The use of any and all examples, or exemplary language (“for instance”, “such as”, “for example” and like language) provided herein, is intended merely to better illustrate the disclosure and does not indicate a limitation on the scope of the disclosure unless otherwise claimed. No language in the specification should be construed as indicating any non-claimed element as essential to the practice of the disclosure.

The terms “first” and “second” may be reversed without changing the scope of the disclosure. That is, the terms are relative such that an element termed a “first” element or position may instead be termed a “second” element or position and an element termed a “second” element or position may instead be considered a “first” element or position. Any steps described in this specification may be performed in any order or simultaneously unless stated or the context requires otherwise.
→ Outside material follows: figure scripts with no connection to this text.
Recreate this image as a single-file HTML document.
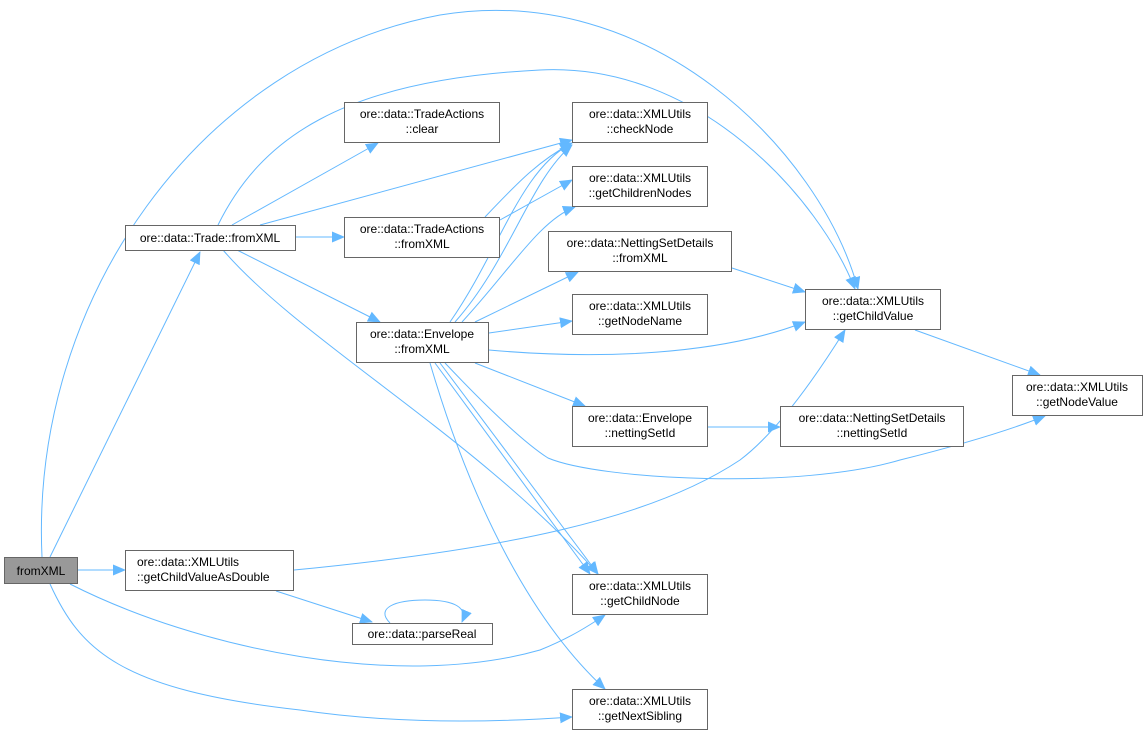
<!DOCTYPE html>
<html><head><meta charset="utf-8"><style>
html,body{margin:0;padding:0;background:#fff;}
svg{display:block;}
text{font-family:"Liberation Sans",sans-serif;font-size:12px;fill:#000;}
.n{fill:#fff;stroke:#666;stroke-width:1;}
.e{fill:none;stroke:#63b8ff;stroke-width:1;}
</style></head><body>
<svg width="1148" height="736" viewBox="0 0 1148 736" xmlns="http://www.w3.org/2000/svg">
<defs>
<marker id="a" markerWidth="13" markerHeight="11" refX="12" refY="5.5" orient="auto" markerUnits="userSpaceOnUse">
<path d="M0,0 L13,5.5 L0,11 Z" fill="#63b8ff"/>
</marker>
</defs>
<g class="e" marker-end="url(#a)">
<path d="M50,557 L200,252"/>
<path d="M77,570 L125,570"/>
<path d="M42,557 C30,300 200,60 440,15 C650,-20 820,150 858,289"/>
<path d="M70,584 C200,650 400,690 540,650 C570,638 590,625 605,615"/>
<path d="M50,584 C80,650 120,690 300,710 C400,725 500,722 572,717"/>
<path d="M232,225 L378,143"/>
<path d="M260,225 L572,140"/>
<path d="M296,237 L344,237"/>
<path d="M237,250 L380,322"/>
<path d="M223,250 C300,340 480,440 598,574"/>
<path d="M218,225 C260,140 340,80 540,70 C700,62 820,200 855,289"/>
<path d="M485,217 C520,180 540,160 572,143"/>
<path d="M500,220 L572,180"/>
<path d="M450,322 C500,250 520,170 572,143"/>
<path d="M455,322 C510,260 530,180 572,145"/>
<path d="M462,322 C510,270 540,220 575,207"/>
<path d="M475,322 L578,272"/>
<path d="M489,333 L572,321"/>
<path d="M489,350 C600,360 720,355 805,322"/>
<path d="M475,363 L585,406"/>
<path d="M445,363 C480,400 520,440 548,458 C600,480 800,490 900,460 C960,445 1010,430 1045,416"/>
<path d="M440,363 L598,574"/>
<path d="M435,363 L590,574"/>
<path d="M430,363 C470,500 530,620 605,689"/>
<path d="M732,268 L805,292"/>
<path d="M915,330 L1040,375"/>
<path d="M708,427 L780,427"/>
<path d="M294,570 C500,550 650,520 740,460 C780,430 820,370 845,330"/>
<path d="M276,591 L372,622"/>
<path d="M390,623 C375,608 395,600 425,600 C455,600 468,608 462,622"/>
</g>
<rect x="4.5" y="557.5" width="73" height="26" fill="#999" stroke="#666"/>
<text x="41" y="575" text-anchor="middle">fromXML</text>
<rect class="n" x="125.5" y="225.5" width="170" height="25"/>
<text x="210" y="242" text-anchor="middle">ore::data::Trade::fromXML</text>
<rect class="n" x="344.5" y="102.5" width="155" height="40"/>
<text x="422" y="118" text-anchor="middle">ore::data::TradeActions</text><text x="422" y="133" text-anchor="middle">::clear</text>
<rect class="n" x="344.5" y="217.5" width="155" height="40"/>
<text x="422" y="233" text-anchor="middle">ore::data::TradeActions</text><text x="422" y="248" text-anchor="middle">::fromXML</text>
<rect class="n" x="356.5" y="322.5" width="132" height="40"/>
<text x="422" y="338" text-anchor="middle">ore::data::Envelope</text><text x="422" y="353" text-anchor="middle">::fromXML</text>
<rect class="n" x="572.5" y="102.5" width="135" height="40"/>
<text x="640" y="118" text-anchor="middle">ore::data::XMLUtils</text><text x="640" y="133" text-anchor="middle">::checkNode</text>
<rect class="n" x="572.5" y="166.5" width="135" height="40"/>
<text x="640" y="182" text-anchor="middle">ore::data::XMLUtils</text><text x="640" y="197" text-anchor="middle">::getChildrenNodes</text>
<rect class="n" x="548.5" y="231.5" width="183" height="40"/>
<text x="640" y="247" text-anchor="middle">ore::data::NettingSetDetails</text><text x="640" y="262" text-anchor="middle">::fromXML</text>
<rect class="n" x="572.5" y="294.5" width="135" height="40"/>
<text x="640" y="310" text-anchor="middle">ore::data::XMLUtils</text><text x="640" y="325" text-anchor="middle">::getNodeName</text>
<rect class="n" x="805.5" y="289.5" width="135" height="40"/>
<text x="873" y="305" text-anchor="middle">ore::data::XMLUtils</text><text x="873" y="320" text-anchor="middle">::getChildValue</text>
<rect class="n" x="1012.5" y="375.5" width="130" height="40"/>
<text x="1077" y="391" text-anchor="middle">ore::data::XMLUtils</text><text x="1077" y="406" text-anchor="middle">::getNodeValue</text>
<rect class="n" x="572.5" y="406.5" width="135" height="40"/>
<text x="640" y="422" text-anchor="middle">ore::data::Envelope</text><text x="640" y="437" text-anchor="middle">::nettingSetId</text>
<rect class="n" x="780.5" y="406.5" width="183" height="40"/>
<text x="872" y="422" text-anchor="middle">ore::data::NettingSetDetails</text><text x="872" y="437" text-anchor="middle">::nettingSetId</text>
<rect class="n" x="125.5" y="550.5" width="168" height="40"/>
<text x="137" y="566">ore::data::XMLUtils</text><text x="137" y="581">::getChildValueAsDouble</text>
<rect class="n" x="352.5" y="623.5" width="140" height="21"/>
<text x="422" y="638" text-anchor="middle">ore::data::parseReal</text>
<rect class="n" x="572.5" y="574.5" width="135" height="40"/>
<text x="640" y="590" text-anchor="middle">ore::data::XMLUtils</text><text x="640" y="605" text-anchor="middle">::getChildNode</text>
<rect class="n" x="572.5" y="689.5" width="135" height="40"/>
<text x="640" y="705" text-anchor="middle">ore::data::XMLUtils</text><text x="640" y="720" text-anchor="middle">::getNextSibling</text>
</svg>
</body></html>
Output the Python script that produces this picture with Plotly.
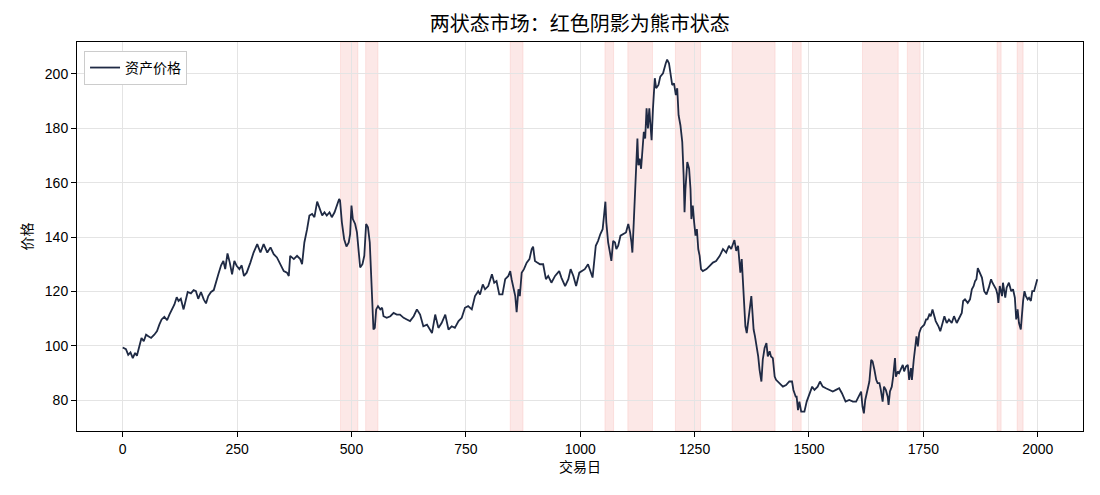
import plotly.graph_objects as go

# ---- data ----
days = [0, 7, 12, 17, 22, 27, 31, 36, 41, 46, 51, 56, 62, 69, 75, 80, 85, 91, 97, 102,
        108, 113, 118, 122, 127, 133, 142, 149, 155, 160, 165, 171, 177, 182, 187, 193,
        199, 204, 209, 215, 220, 224, 229, 234, 239, 244, 249, 255, 260, 265, 271,
        279, 286, 294, 301, 308, 316, 323, 330, 337, 345, 352, 359, 363, 366, 374, 381,
        388, 392, 397, 403, 408, 414, 419, 425, 430, 436, 441, 446, 452, 457, 463, 468,
        473, 475, 479, 484, 489, 494, 497, 500, 503, 508, 512, 516, 519, 524, 528, 532,
        536, 540, 543, 546, 548, 551, 554, 558, 563, 567, 570, 577, 585, 592, 599, 606,
        614, 621,
        628, 636, 643, 650, 657, 665, 672, 676, 683, 690, 697, 705, 712, 719, 726, 734,
        741, 748, 755, 763, 770, 777, 781, 787, 792, 799, 807, 812, 817, 823, 830, 836,
        843, 847, 850, 854, 858, 861, 865, 868, 872, 877, 883, 889, 894, 897, 901, 906,
        912, 919, 925, 930, 937, 945, 954, 959, 967, 974,
        979, 985, 991, 998, 1003, 1010, 1017, 1025, 1027, 1034, 1039, 1044, 1049, 1052,
        1055, 1057, 1061, 1065, 1068, 1072, 1076, 1079, 1083, 1088, 1094, 1100, 1105,
        1109, 1112, 1114, 1117, 1120, 1123, 1125, 1127, 1130, 1133, 1136, 1139, 1142,
        1145, 1148, 1151, 1153, 1156, 1159, 1163, 1166, 1171, 1175, 1181, 1187, 1190,
        1194, 1198, 1201, 1205, 1209, 1212, 1215, 1219, 1223, 1226, 1228, 1230, 1234,
        1238, 1241, 1243, 1246, 1249, 1252, 1255, 1258, 1261, 1264, 1268, 1276, 1283,
        1290, 1297, 1305, 1312, 1319,
        1325, 1330, 1337, 1341, 1345, 1348, 1350, 1353, 1356, 1359, 1361, 1364, 1367,
        1370, 1374, 1376, 1379, 1382, 1386, 1389, 1392, 1396, 1399, 1403, 1407, 1410,
        1414, 1417, 1421, 1425, 1428, 1436, 1443, 1450, 1457, 1463, 1466, 1471, 1473,
        1476, 1479, 1483, 1490, 1495, 1501, 1507, 1512, 1519, 1524, 1530, 1537, 1545,
        1552, 1559, 1566, 1572, 1580, 1588, 1596, 1603, 1609, 1614, 1617, 1620, 1623,
        1628, 1632, 1636, 1639, 1643, 1647, 1650, 1654, 1657, 1661, 1664, 1668, 1672,
        1674, 1677, 1681, 1684, 1688, 1690, 1694, 1697, 1701, 1705, 1708, 1712, 1716,
        1719, 1723, 1725, 1729, 1732, 1735, 1738, 1741, 1745, 1748, 1752, 1756, 1759,
        1763, 1766, 1770, 1774, 1777, 1783, 1787, 1792, 1796, 1801, 1806, 1812, 1817,
        1823, 1828, 1834, 1837, 1841, 1847, 1852, 1856, 1860, 1863, 1866, 1869, 1874,
        1878, 1883, 1888, 1893, 1898, 1901, 1905, 1909, 1912, 1914, 1917, 1922, 1924,
        1929, 1932, 1937, 1942, 1946, 1950, 1953, 1956, 1959, 1963, 1965, 1968, 1971,
        1974, 1978, 1981, 1985, 1988, 1992, 1996, 1999]

prices = [99.4, 98.8, 96.7, 97.6, 95.5, 97.4, 96.4, 99.8, 102.9, 101.7, 104.1, 103.5, 102.9,
          104.1, 105.4, 107.8, 109.7, 110.7, 109.4, 111.5, 113.4, 115.2, 117.9, 116.5, 117.3,
          113.4, 119.8, 119.3, 120.5, 120.1, 117.3, 119.8, 117.1, 115.6, 118.3, 119.8, 120.5,
          123.8, 126.3, 129.6, 131.2, 128.2, 134.0, 130.6, 126.3, 131.2, 129.4, 128.2, 129.6,
          125.7, 126.9,
          130.6, 134.3, 137.4, 134.3, 137.4, 134.3, 136.2, 133.7, 132.5, 130.0, 127.5, 126.9,
          125.7, 133.1, 131.9, 133.1, 131.9, 130.0, 138.0, 142.9, 147.9, 148.5, 147.3, 153.0,
          150.3, 147.9, 149.1, 147.9, 149.1, 147.3, 149.1, 151.6, 154.0, 153.4, 145.4, 139.2,
          136.5, 138.0, 141.1, 151.6, 146.6, 144.8, 141.7, 134.3, 128.8, 130.0, 133.1, 144.8,
          143.6, 138.0, 126.9, 118.3, 106.0, 106.6, 113.4, 114.6, 113.4, 114.0, 110.9, 110.3,
          110.9, 112.1, 111.5, 111.5, 110.3, 109.7,
          109.1, 110.9, 113.4, 111.5, 107.2, 107.8, 106.0, 104.7, 111.5, 106.6, 108.4, 111.5,
          106.0, 107.2, 106.6, 109.1, 110.3, 114.0, 114.6, 113.4, 118.3, 120.1, 118.9, 122.6,
          120.8, 122.0, 126.3, 123.2, 123.8, 118.9, 118.9, 124.5, 125.7, 127.5, 124.5, 120.8,
          118.3, 112.4, 120.8, 118.3, 126.9, 128.2, 130.6, 131.9, 135.6, 136.5, 131.2, 130.6,
          130.0, 130.0, 124.5, 125.7, 123.2, 125.7, 127.5, 125.0, 122.0, 124.5,
          128.2, 125.7, 122.0, 126.9, 127.5, 128.2, 130.0, 125.7, 125.1, 136.8, 138.6, 141.1,
          142.9, 147.9, 153.0, 145.4, 138.0, 134.3, 131.2, 138.6, 138.0, 135.6, 136.8, 140.5,
          141.1, 141.7, 144.8, 141.7, 138.0, 134.3, 145.4, 157.7, 165.1, 176.2, 166.4, 168.8,
          165.1, 172.5, 178.7, 176.2, 187.3, 179.9, 187.3, 182.4, 175.6, 187.3, 198.4, 194.7,
          195.9, 199.0, 200.2, 203.9, 205.2, 203.9, 198.4, 195.9, 196.5, 192.2, 194.7, 184.8,
          181.1, 175.0, 162.7, 149.1, 157.7, 167.6, 165.1, 157.7, 146.6, 151.6, 145.4, 140.5,
          142.9, 135.6, 133.1, 128.2, 127.5, 128.2, 129.4, 130.6, 131.2, 133.1, 135.6, 134.3,
          136.8, 135.6, 138.9, 134.9, 136.8, 131.9, 126.9, 131.9, 123.2, 114.6, 107.2, 104.7,
          108.4, 113.4, 118.3, 113.4, 106.0, 103.5, 99.8, 96.1, 91.2, 86.9, 94.9, 99.2, 101.0,
          96.1, 98.0, 96.1, 95.5, 88.7, 87.5, 86.3, 85.0, 85.6, 86.9, 86.9, 83.8, 81.3, 81.3,
          76.4, 79.5, 75.8, 75.8, 79.5, 82.6, 85.0, 83.8, 85.0, 86.9, 85.0, 84.4, 83.8, 83.2,
          83.8, 84.4, 82.6, 79.5, 80.1, 79.5, 79.5, 81.3, 83.2, 77.7, 75.2, 80.1, 83.8, 86.9,
          94.9, 94.3, 91.2, 87.5, 86.3, 86.3, 83.8, 79.5, 85.0, 83.8, 81.3,
          78.3, 83.2, 85.0, 88.7, 95.5, 88.7, 90.6, 90.0, 91.8, 93.0, 90.6, 92.4, 93.0, 87.5,
          91.8, 87.5, 94.9, 99.8, 103.5, 99.8, 104.7, 106.6, 107.2, 107.8, 109.7, 109.7, 111.5,
          110.9, 113.4, 110.3, 109.1, 107.2, 105.4, 108.4, 110.9, 108.4, 109.7, 108.4, 110.9,
          108.4, 110.3, 112.1, 116.5, 117.1, 115.8, 117.1, 120.8, 122.0, 123.8, 124.5, 128.6,
          126.9, 125.1, 120.1, 118.9, 121.4, 124.5, 123.2, 122.0, 120.8, 118.9, 115.8, 122.0,
          118.3, 123.2, 117.7, 121.4, 123.2, 120.1, 120.8, 117.7, 109.7, 113.4, 108.4, 106.0,
          110.9, 116.5, 120.1, 118.3, 117.1, 117.7, 116.5, 120.1, 120.1, 123.2, 124.5]

bear_starts = [476, 531, 847, 1054, 1104, 1208, 1332, 1464, 1617, 1715, 1911, 1955]
bear_ends = [514, 558, 875, 1073, 1158, 1263, 1426, 1483, 1695, 1743, 1920, 1968]

x_ticks = [0, 250, 500, 750, 1000, 1250, 1500, 1750, 2000]

title_text = "两状态市场：红色阴影为熊市状态"
x_label = "交易日"
y_label = "价格"
series_name = "资产价格"

# ---- figure ----
FONT = "Liberation Sans, Noto Sans CJK SC, sans-serif"

fig = go.Figure()
fig.add_trace(go.Scatter(x=days, y=prices, mode="lines", name=series_name,
                         line=dict(color="#1f2a44", width=1.8)))

for s, e in zip(bear_starts, bear_ends):
    fig.add_shape(type="rect", xref="x", yref="paper", x0=s, x1=e, y0=0, y1=1,
                  fillcolor="rgba(235,80,70,0.13)",
                  line=dict(color="rgba(235,80,70,0.12)", width=1),
                  layer="below")

n = max(days) - min(days)
xpad = 0.05 * n
ymin, ymax = min(prices), max(prices)
ypad = 0.05 * (ymax - ymin)

axis_common = dict(showline=True, linecolor="black", linewidth=1, mirror=True,
                   ticks="outside", ticklen=5, tickcolor="black",
                   showgrid=True, gridcolor="#e4e4e4", gridwidth=1,
                   zeroline=False, tickfont=dict(size=14, color="black", family=FONT))

fig.update_layout(
    width=1100, height=495,
    margin=dict(l=77, r=17, t=42, b=64),
    paper_bgcolor="white", plot_bgcolor="white",
    font=dict(family=FONT, color="black"),
    title=dict(text=title_text, x=0.527, xanchor="center", y=0.951, yanchor="middle",
               font=dict(size=20, family=FONT, color="black")),
    xaxis=dict(range=[min(days) - xpad, max(days) + xpad], tickvals=x_ticks,
               title=dict(text=x_label, font=dict(size=14), standoff=6), **axis_common),
    yaxis=dict(range=[ymin - ypad, ymax + ypad], dtick=20,
               title=dict(text=y_label, font=dict(size=14), standoff=8), **axis_common),
    legend=dict(x=0.007, y=0.977, xanchor="left", yanchor="top",
                bgcolor="white", bordercolor="#cccccc", borderwidth=1,
                font=dict(size=14, family=FONT)),
    showlegend=True,
)

fig.write_html("out.html")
Moreover, where a step is described as being performed after another step, this does not preclude intervening steps being performed.

It is also to be understood that, for any given component, example or embodiment described herein, any of the possible candidates or alternatives listed for that component may generally be used individually or in combination with one another, unless implicitly or explicitly understood or stated otherwise. It will be understood that any list of such candidates or alternatives is merely illustrative and not limiting, unless implicitly or explicitly understood or stated otherwise.